In 2002, as former Defense Secretary Donald Rumsfeld “was considering the approval of three categories of interrogation techniques for use at Guantánamo,” military officials raised “serious concerns regarding the legality” of the techniques in a series of memos. As a result, Rear Adm. Jane Dalton, the legal counsel to then-Chairman of the Joint Chiefs of Staff Gen. Richard Myers, “began a fresh evaluation of the legality of the interrogation tactics.” But she was soon ordered by Myers to stop the legal review:

But such an analysis threatened to undermine Rumsfeld’s agenda — and that’s when Myers stepped in. Dalton testified that Myers ordered her to stop that review because of a request from Pentagon general counsel William Haynes.

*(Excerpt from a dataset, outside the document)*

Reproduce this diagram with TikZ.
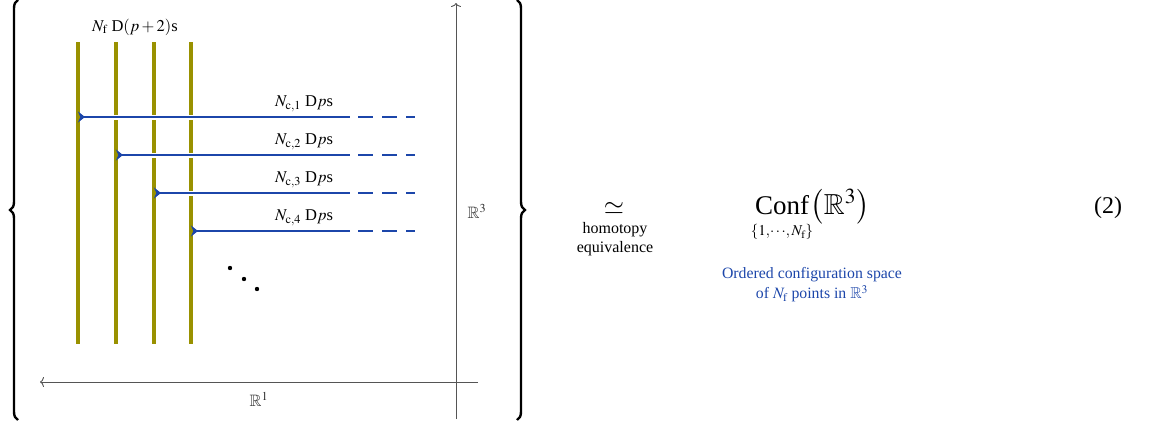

Haynes was spearheading Rumsfeld’s efforts to set up a harsh-interrogation program at the Pentagon. “The best of my recollection as to how this occurred is that the chairman called me aside and indicated to me that Mr. Haynes did not want this broad-based review to take place,” Dalton testified. “When I learned that Mr. Haynes did not want that broad-based legal and policy review to take place, then I stood down from the plans.”

Dalton told the Senate Armed Services Committee earlier this month that Myers was “aware” of the concerns about the techniques’ legality when he quashed the review.